What will happen – because it’s already happening – is that there’s going to be much more of a dialogue between radio and podcasts. Because radio producers haven’t had the same hang-ups about intellectual property as TV or the movie or record industry – they’re already giving their product away free and over the air – they’ve been very well-positioned to move online, and NPR has been among the best in this regard. Taking a look at the iTunes store’s (yes, yes, but it’s not unrepresentative) top-25 downloaded podcasts, fully seven of them are produced by NPR. Eight others are produced by the mainstream media; two are President Obama’s weekly address; one is produced by iTunes, another is ringtones, and only six can really properly be called Internet-based podcasts (including the Onion). Similarly, music blogs are now moving onto radio – Sirius’ XMU channel features several hours a week of music bloggers on their Blog Radio feature, which is a good deal for both – low production costs for Sirius, and more exposure for the music bloggers.

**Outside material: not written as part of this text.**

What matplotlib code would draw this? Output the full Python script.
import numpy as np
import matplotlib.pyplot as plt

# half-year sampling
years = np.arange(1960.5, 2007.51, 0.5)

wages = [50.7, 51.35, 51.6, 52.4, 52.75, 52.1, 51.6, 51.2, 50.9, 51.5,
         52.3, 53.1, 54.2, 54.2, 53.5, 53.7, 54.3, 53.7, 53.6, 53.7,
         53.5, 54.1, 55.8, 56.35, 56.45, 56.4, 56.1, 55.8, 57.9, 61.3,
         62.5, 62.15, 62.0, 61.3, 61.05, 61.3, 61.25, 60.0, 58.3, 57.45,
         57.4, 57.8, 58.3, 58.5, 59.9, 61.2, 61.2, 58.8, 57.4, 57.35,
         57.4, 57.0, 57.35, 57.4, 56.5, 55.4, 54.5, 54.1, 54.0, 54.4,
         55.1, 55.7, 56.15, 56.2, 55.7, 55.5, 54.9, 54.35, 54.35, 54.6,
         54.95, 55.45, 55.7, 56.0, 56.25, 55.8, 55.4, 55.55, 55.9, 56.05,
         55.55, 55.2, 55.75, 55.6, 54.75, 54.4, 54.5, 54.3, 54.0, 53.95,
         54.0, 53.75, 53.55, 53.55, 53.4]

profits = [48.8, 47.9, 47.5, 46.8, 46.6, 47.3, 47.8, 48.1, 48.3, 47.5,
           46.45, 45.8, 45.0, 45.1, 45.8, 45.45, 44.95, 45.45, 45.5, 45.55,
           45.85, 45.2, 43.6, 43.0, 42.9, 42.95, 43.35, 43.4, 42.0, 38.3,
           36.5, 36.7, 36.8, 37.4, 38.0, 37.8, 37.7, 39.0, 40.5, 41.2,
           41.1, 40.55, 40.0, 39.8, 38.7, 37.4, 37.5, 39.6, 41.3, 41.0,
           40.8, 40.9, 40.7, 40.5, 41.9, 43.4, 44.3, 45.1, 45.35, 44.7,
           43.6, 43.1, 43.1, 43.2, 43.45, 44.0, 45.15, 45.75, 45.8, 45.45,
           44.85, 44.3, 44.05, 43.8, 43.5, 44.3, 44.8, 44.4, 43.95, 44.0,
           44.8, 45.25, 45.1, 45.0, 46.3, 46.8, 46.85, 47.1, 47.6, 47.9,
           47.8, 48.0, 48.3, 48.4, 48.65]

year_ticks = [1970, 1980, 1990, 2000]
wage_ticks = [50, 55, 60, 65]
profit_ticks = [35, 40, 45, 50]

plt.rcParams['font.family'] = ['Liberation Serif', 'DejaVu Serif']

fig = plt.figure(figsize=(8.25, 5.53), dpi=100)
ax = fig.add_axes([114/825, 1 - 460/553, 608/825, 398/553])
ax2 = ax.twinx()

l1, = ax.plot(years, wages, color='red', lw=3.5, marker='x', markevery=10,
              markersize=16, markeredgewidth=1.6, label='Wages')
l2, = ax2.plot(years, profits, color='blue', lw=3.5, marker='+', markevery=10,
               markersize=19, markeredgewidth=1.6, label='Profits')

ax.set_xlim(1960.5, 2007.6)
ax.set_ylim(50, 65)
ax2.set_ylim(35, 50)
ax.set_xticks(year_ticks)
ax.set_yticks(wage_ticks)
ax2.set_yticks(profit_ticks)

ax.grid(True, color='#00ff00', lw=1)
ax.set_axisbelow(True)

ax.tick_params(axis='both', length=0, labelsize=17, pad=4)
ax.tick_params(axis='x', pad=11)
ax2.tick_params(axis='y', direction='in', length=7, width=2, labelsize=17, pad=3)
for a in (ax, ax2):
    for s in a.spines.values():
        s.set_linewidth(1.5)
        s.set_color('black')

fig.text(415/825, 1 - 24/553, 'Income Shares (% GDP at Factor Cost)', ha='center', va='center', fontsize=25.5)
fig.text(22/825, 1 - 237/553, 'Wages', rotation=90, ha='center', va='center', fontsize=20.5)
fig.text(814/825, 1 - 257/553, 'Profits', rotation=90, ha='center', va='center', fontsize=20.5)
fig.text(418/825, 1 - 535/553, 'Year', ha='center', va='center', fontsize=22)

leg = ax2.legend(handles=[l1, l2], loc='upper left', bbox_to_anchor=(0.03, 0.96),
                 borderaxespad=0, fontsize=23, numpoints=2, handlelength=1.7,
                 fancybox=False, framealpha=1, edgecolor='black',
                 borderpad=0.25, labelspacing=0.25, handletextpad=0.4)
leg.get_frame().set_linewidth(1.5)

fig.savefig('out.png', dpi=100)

Radio is a channel, a low-commitment, low-bandwidth channel that’s good for passive interaction and has a huge installed base of receivers that isn’t going anywhere (to wit: what car manufacturer is going to go all Apple and be the first to take the radio out of the car?). I’ll allow – and hope! – that the Internet and podcasts might turn out to be good for radio by showing that there are large audiences for audio content outside of the current top-40/urban/country/Latino/classic rock/right-wing-talk/sports talk/NPR selection of channels (go on – try to find more than a few examples of major-market broadcast radio stations that don’t fit one of those). Or it could just work to reinforce the dominance of current audio content producers by giving them another another opportunity to disseminate their content. Most likely, a bit of both. But radio isn’t going away.